Are U.S. companies penalized because they're forced to report results each quarter? Investors basking in a nine-year bull run that is currently three times the size of the rest of the world's aren't so sure.
Flexibility and lower costs were the reasons given by President Donald Trump in ordering regulators to consider spacing out earnings reports to six months. In a market where $23 trillion of value has been created since 2009, some money managers wondered it if was a solution without a problem.
"The new reporting standard could potentially do the opposite of what it is supposed to," said Bruce McCain, chief investment strategist at Key Private Bank in Cleveland. "You might increase volatility in the market but not do a whole lot to lengthen the planning period or the evaluation period."

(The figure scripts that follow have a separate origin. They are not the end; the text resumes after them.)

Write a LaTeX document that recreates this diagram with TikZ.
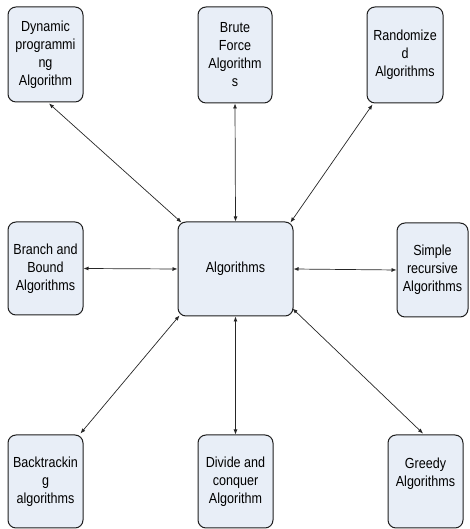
\documentclass[tikz,border=0pt]{standalone}
\usepackage{fontspec}
\setmainfont[FakeStretch=0.86]{Liberation Sans}
\usetikzlibrary{arrows.meta}
\definecolor{boxfill}{RGB}{232,238,247}
\definecolor{boxline}{RGB}{30,30,30}
\tikzset{
  algbox/.style={draw=boxline, line width=1pt, fill=boxfill, rounded corners=8pt,
    align=center, inner sep=0pt,
    font=\fontsize{14.6}{18}\selectfont},
  link/.style={line width=0.7pt, draw=black!85,
    {Latex[length=5pt,width=4pt]}-{Latex[length=5pt,width=4pt]}}
}
\begin{document}
\begin{tikzpicture}[x=1pt,y=1pt]
\useasboundingbox (0,0) rectangle (469,529);
% top row
\node[algbox, minimum width=75pt, minimum height=95pt] (dyn) at (45.5,474.5) {Dynamic\\programmi\\ng\\Algorithm};
\node[algbox, minimum width=74pt, minimum height=96pt] (brute) at (235,474) {Brute\\Force\\Algorithm\\s};
\node[algbox, minimum width=76pt, minimum height=96pt] (rand) at (405,474) {Randomize\\d\\Algorithms};
% middle row
\node[algbox, minimum width=75pt, minimum height=93pt] (branch) at (45.5,260.5) {Branch and\\Bound\\Algorithms};
\node[algbox, minimum width=115pt, minimum height=94pt] (alg) at (235.5,260) {Algorithms};
\node[algbox, minimum width=71pt, minimum height=94pt] (simple) at (432.5,259) {Simple\\recursive\\Algorithms};
% bottom row
\node[algbox, minimum width=75pt, minimum height=93pt] (back) at (45.5,47.5) {Backtrackin\\g\\algorithms};
\node[algbox, minimum width=75pt, minimum height=93pt] (divide) at (235.5,47.5) {Divide and\\conquer\\Algorithm};
\node[algbox, minimum width=75pt, minimum height=93pt] (greedy) at (425.5,47.5) {Greedy\\Algorithms\\\mbox{}};
% connectors
\draw[link] ([xshift=3.5pt,yshift=-1pt]dyn.south) -- ([xshift=4pt,yshift=-1pt]alg.north west);
\draw[link] (brute.south) -- (alg.north);
\draw[link] ([xshift=6pt,yshift=-1pt]rand.south west) -- ([xshift=-3pt,yshift=-1pt]alg.north east);
\draw[link] (branch.east) -- (alg.west);
\draw[link] (simple.west) -- (alg.east);
\draw[link] ([xshift=-3pt,yshift=1pt]back.north east) -- ([xshift=2pt,yshift=1pt]alg.south west);
\draw[link] (divide.north) -- (alg.south);
\draw[link] ([xshift=-2.5pt,yshift=1pt]greedy.north) -- ([xshift=-1pt,yshift=8pt]alg.south east);
\end{tikzpicture}
\end{document}
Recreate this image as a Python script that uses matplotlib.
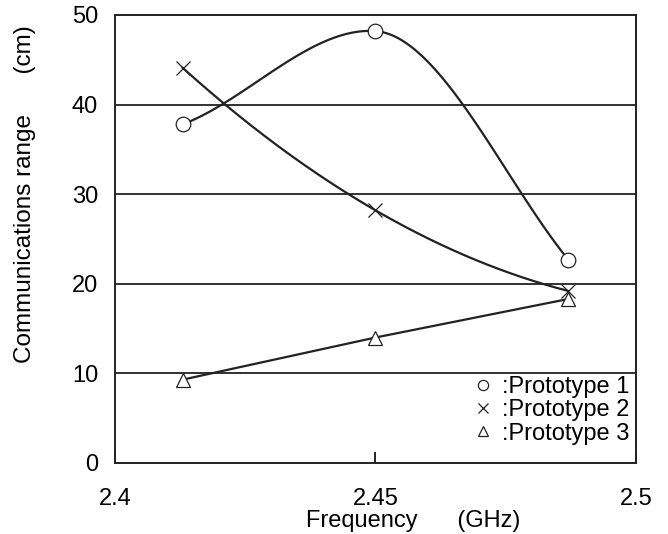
import matplotlib
matplotlib.use('Agg')
import matplotlib.pyplot as plt
import numpy as np

plt.rcParams['font.family'] = ['Liberation Sans', 'DejaVu Sans']

freq = [2.413, 2.450, 2.487]
proto1 = [37.8, 48.2, 22.7]
proto2 = [44.1, 28.2, 19.2]
proto3 = [9.3, 14.0, 18.3]
labels = [':Prototype 1', ':Prototype 2', ':Prototype 3']

# tangent slopes (value change per point step) used for the smoothed curve of prototype 1
slopes1 = [8.0, -1.5, -26.5]


def hermite(x, y, m, n=60):
    xs, ys = [], []
    for i in range(len(x) - 1):
        t = np.linspace(0, 1, n)
        h00 = 2 * t**3 - 3 * t**2 + 1
        h10 = t**3 - 2 * t**2 + t
        h01 = -2 * t**3 + 3 * t**2
        h11 = t**3 - t**2
        xs.append(x[i] + t * (x[i + 1] - x[i]))
        ys.append(h00 * y[i] + h10 * m[i] + h01 * y[i + 1] + h11 * m[i + 1])
    return np.concatenate(xs), np.concatenate(ys)


fig = plt.figure(figsize=(6.68, 5.34), dpi=100)
ax = fig.add_axes([0.172, 0.133, 0.780, 0.839])

hx, hy = hermite(freq, proto1, slopes1)
ax.plot(hx, hy, color='#222222', lw=1.6)
xs = np.linspace(freq[0], freq[-1], 200)
ax.plot(xs, np.polyval(np.polyfit(freq, proto2, 2), xs), color='#222222', lw=1.6)
ax.plot(freq, proto3, color='#222222', lw=1.6)

m1, = ax.plot(freq, proto1, 'o', ms=10.5, mfc='white', mec='#222222', mew=0.9, ls='none')
m2, = ax.plot(freq, proto2, 'x', ms=10, mec='#222222', mew=0.9, ls='none')
m3, = ax.plot(freq, proto3, '^', ms=10, mfc='white', mec='#222222', mew=0.9, ls='none')

for g in [10, 20, 30, 40]:
    ax.axhline(g, color='#222222', lw=1.3, zorder=0)

ax.set_xlim(2.4, 2.5)
ax.set_ylim(0, 50)
ax.set_xticks([2.4, 2.45, 2.5])
ax.set_xticklabels(['2.4', '2.45', '2.5'])
ax.set_yticks([0, 10, 20, 30, 40, 50])
ax.tick_params(axis='x', direction='in', length=8, width=1.2, pad=18, labelsize=17)
ax.tick_params(axis='y', length=0, pad=12, labelsize=17)
for s in ax.spines.values():
    s.set_linewidth(1.4)
    s.set_color('#222222')

ax.set_xlabel('Frequency      (GHz)', fontsize=17)
ax.xaxis.set_label_coords(0.573, -0.104)
ax.set_ylabel('Communications range      (cm)', fontsize=17.5)
ax.yaxis.set_label_coords(-0.152, 0.6)

ax.legend([m1, m2, m3], labels, loc='lower right', frameon=False, fontsize=17,
          handlelength=1.0, handletextpad=0.3, labelspacing=0.05,
          markerscale=0.7, borderaxespad=0, bbox_to_anchor=(1.005, 0.02))

plt.savefig('out.png', dpi=100)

Stock performance isn't everything — plenty of people argue that an obsession with quarterly performance blinds executives to the long-term consequences of their acts. And nobody is saying earnings regulations are the key to the market's success. But many money managers shared a sense that the quarterly regime exemplifies candor that is absent in the rest of the world, a quality that contributes to the U.S. market's resilience.
"Investors continue to look for increased transparency from the market and this could be a step in the opposite direction," Michael Gabelli, managing director at Gabelli & Partners, which manages about $1.5 billion. "I would need to see official language of what the exact change would be before taking a position."
To be sure, meeting a quarterly schedule takes a toll on firms and analysts. The rules that make companies answerable every three months are the same ones that inform a quarterly farce in which executives guide estimates just low enough to be beaten. Anything that examines that ritual has supporters.
"A lot of analysts and portfolio managers feel like they're always on the treadmill and they're jumping from one earnings season to the next," said Chris Harvey, head of U.S. equity strategy at Wells Fargo. "There's a lot of busy work just to get those numbers out and sometimes there's not a whole lot of additional information."
Still, many investors were unclear on what the rule change would achieve. For every chief executive railing against short-term focus, there's a money manager extolling the virtues of transparency. Companies may spend millions of dollars complying with reporting rules, but it hasn't kept them from expanding earnings by more than 20 percent this year.